“Meet me in St. Louis, Louis/meet me at the fair,
Don’t tell me the lights are shining/Any place but there”
~ Meet Me in St. Louis, Judy Garland
My husband and I recently went on an anniversary trip to St. Louis, Missouri. Naturally, I dragged my camera with me, especially since it was in the zone of totality for the 2017 solar eclipse. We arrived a few days early and explored some of the more notable tourist spots. Among them was City Museum, an evolving indoor-outdoor artwork-in-progress. We first visited the exhibit on the roof, along with many children and their parents. If you’ve never seen the installation of a school bus or a small airplane on a rooftop before, City Museum is the place to find it, along with fountains, slides, towers to climb, and even a functioning ferris wheel.





Inside, City Museum is full of kid-sized crawl spaces, a huge playroom for toddlers, a room with a large insect collection, and display cabinets full of all sorts of interesting objects like bits and pieces of china dolls, glowing glass bottles, small spitoons, and other assorted knick knacks.
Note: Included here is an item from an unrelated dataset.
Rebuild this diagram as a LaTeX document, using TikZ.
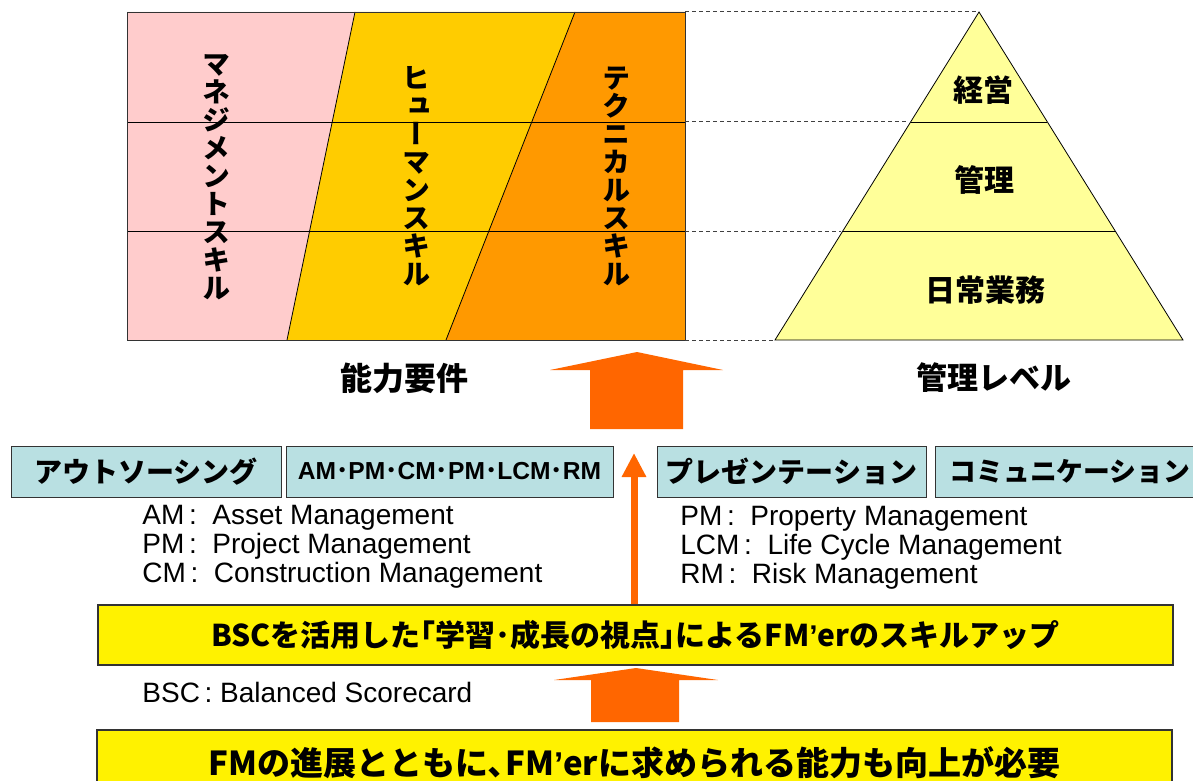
\documentclass[tikz,border=0pt]{standalone}
\usepackage{fontspec}
\setmainfont{Liberation Sans}
\newfontfamily\jp{Noto Sans CJK JP}
\newfontfamily\jpv{Noto Sans CJK JP}[RawFeature=+vert]
\usepackage{tikz}
\usetikzlibrary{arrows.meta}
\definecolor{mgmtfill}{RGB}{255,204,204}
\definecolor{humanfill}{RGB}{255,204,0}
\definecolor{techfill}{RGB}{255,153,0}
\definecolor{pyrfill}{RGB}{255,255,153}
\definecolor{tealfill}{RGB}{185,224,226}
\definecolor{arroworange}{RGB}{255,102,0}
\newcommand{\apos}{{\rmfamily\bfseries ’}}

\begin{document}
\begin{tikzpicture}[x=0.5pt,y=-0.5pt]
\tikzstyle{skillbox}=[rectangle, draw=black!80, fill=tealfill, minimum height=25.5pt, inner sep=0pt, font=\jp\bfseries\fontsize{14}{14}\selectfont]
\tikzstyle{goalbox}=[rectangle, draw=black!80, line width=0.8pt, fill=yellow, inner sep=0pt, minimum width=537.5pt]
\tikzstyle{vtext}=[align=center, inner sep=0pt, font=\jpv\bfseries\fontsize{14}{14}\selectfont]
\tikzstyle{lvl}=[inner sep=0pt, font=\jp\bfseries\fontsize{15}{15}\selectfont]
\tikzstyle{note}=[align=left, anchor=west, inner sep=0pt, font=\fontsize{14}{14.5}\selectfont]
\tikzstyle{bigarrow}=[fill=arroworange]
\tikzstyle{connect}=[-{Triangle[width=11.5pt,length=12pt]}, line width=3.5pt, arroworange]
\tikzstyle{guide}=[black!75, line width=0.5pt, dash pattern=on 2pt off 1.5pt]
\useasboundingbox (0,0) rectangle (1193,781);

	% skill columns
	\fill[mgmtfill] (127,12) -- (355,12) -- (287,340) -- (127,340) -- cycle;
	\fill[humanfill] (355,12) -- (575,12) -- (446,340) -- (287,340) -- cycle;
	\fill[techfill] (575,12) -- (685,12) -- (685,340) -- (446,340) -- cycle;
	\draw (355,12) -- (287,340) (575,12) -- (446,340);
	\draw (127,122) -- (685,122) (127,231) -- (685,231);
	\draw[black!80] (127,12) rectangle (685,340);

	% pyramid
	\draw[fill=pyrfill] (979,12) -- (1183,340) -- (775,340) -- cycle;
	\draw (911,122) -- (1047,122) (843,231) -- (1115,231);
	\draw[guide] (685,12) -- (979,12);
	\draw[guide] (685,122) -- (909,122);
	\draw[guide] (685,231) -- (841,231);
	\draw[guide] (685,340) -- (775,340);

	\node[vtext] (sk_1) at (216,177) {マ\\ネ\\ジ\\メ\\ン\\ト\\ス\\キ\\ル};
	\node[vtext] (sk_2) at (416,176) {ヒ\\ュ\\ー\\マ\\ン\\ス\\キ\\ル};
	\node[vtext] (sk_3) at (616,176) {テ\\ク\\ニ\\カ\\ル\\ス\\キ\\ル};
	\node[lvl] (lv_1) at (983,90) {経営};
	\node[lvl] (lv_2) at (984,180) {管理};
	\node[lvl] (lv_3) at (985,290) {日常業務};
	\node[lvl, font=\jp\bfseries\fontsize{16}{16}\selectfont] (cap_1) at (404,378) {能力要件};
	\node[lvl, font=\jp\bfseries\fontsize{15.5}{15.5}\selectfont] (cap_2) at (994,378) {管理レベル};

	% big arrows
	\fill[bigarrow] (637,352) -- (723,370) -- (683,370) -- (683,429) -- (590,429) -- (590,370) -- (550,370) -- cycle;
	\fill[bigarrow] (636,668) -- (718,680) -- (679,680) -- (679,722) -- (591,722) -- (591,680) -- (554,680) -- cycle;

	% skills
	\node[skillbox, minimum width=135pt] (box_1) at (146,471.5) {アウトソーシング};
	\node[skillbox, minimum width=163.5pt, font=\bfseries\fontsize{12.3}{12.3}\selectfont] (box_2) at (449.5,471.5) {AM{\jp ･}PM{\jp ･}CM{\jp ･}PM{\jp ･}LCM{\jp ･}RM};
	\node[skillbox, minimum width=134.5pt] (box_3) at (791.5,471.5) {プレゼンテーション};
	\node[skillbox, minimum width=135pt, font=\jp\bfseries\fontsize{13.4}{13.4}\selectfont] (box_4) at (1070,471.5) {コミュニケーション};

	\node[note] (nt_1) at (142,547) {AM\,:\ \ Asset Management\\PM\,:\ \ Project Management\\CM\,:\ \ Construction Management};
	\node[note] (nt_2) at (680,548) {PM\,:\ \ Property Management\\LCM\,:\ \ Life Cycle Management\\RM\,:\ \ Risk Management};
	\node[note] (nt_3) at (142,692) {BSC\,: Balanced Scorecard};

	% goals
	\node[goalbox, minimum height=30pt, font=\jp\bfseries\fontsize{15}{15}\selectfont] (goal_1) at (635.5,635) {BSCを活用した｢学習･成長の視点｣によるFM\apos erのスキルアップ};
	\node[goalbox, minimum height=33pt, font=\jp\bfseries\fontsize{16.5}{16.5}\selectfont] (goal_2) at (634.5,763) {FMの進展とともに､FM\apos erに求められる能力も向上が必要};

	\coordinate (tip) at (634,453);
	\draw[connect] (tip |- goal_1.north) -- (tip);

\end{tikzpicture}
\end{document}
Look around you and you may notice stairways adorned with crayola colored tile and seashell-decorated columns.


After the hustle and bustle of City Museum during the daytime, we decided to pay a visit to the famous Gateway Arch in the late afternoon. Turns out the city is doing some construction at the site, but a quick detour around a nearby church brings tourists right up next to the arch and the Mississippi river. Apparently you can grab a helicopter tour of the area if you are so inclined, and there is a tram ride to the top of the arch as well.

The Gateway Arch commemorates St. Louis’s identity as the gateway to the west.

The next morning, we visited the Missouri Botanical Garden, which consists of a large system of walking trails and smaller gardens (such as the Japanese gardens and the Victorian gardens) nestled inside it.



That weekend the botanical gardens had extended its special attraction, “Garden of Glass,” glass sculpture by Craig Mitchell Smith, which was featured in the Climatron.




After a lovely weekend of exploring St. Louis, we were fired up and ready to go eclipse-watching! The locals noted that a lot of people were coming into town that weekend and things were a bit busier than usual. We headed out early Monday morning for St. Clair, a town SW of St. Louis, where the solar eclipse would be in totality for at least two minutes. At the outskirts of town, we stopped at a rest stop and noticed that it was a pretty good place to observe the sun. Apparently many other people thought so, too, and soon the driveway was barricaded!
Now, the last time I experienced a total eclipse was 1979, and I was in school at the time. This time, however, I was out with my camera determined to record the event. Next to our car was an amateur astronomer, Curtis, and his wife Maryann. Curtis had two telescopes set up with filters, and in them you could see things like flares on the sun. I was actually surprised at how few people put on viewing glasses and watched as the moon crossed the sun. Mainly everyone was interested in the total eclipse and cheered as it happened. The light slowly began to fade, and you could see Venus and stars in the sky. It was eerie, like twilight light in a planetarium. Frankly, I think the sun’s corona peeping around the moon’s disk was one of the most beautiful things I have ever seen.

I fired off a volley of bracketed shots but took the time to look around me and to hear a confused dog bark. Then, all too soon, it was time to put my filter back on the camera as the moon slid away from the sun. Fortunately, I caught the “diamond ring” in the nick of time.

It’s certainly an experience I won’t forget any time soon! I plan to be ready to try the landscape version of these images in 2024 when the total eclipse comes to the Dallas-Fort Worth area.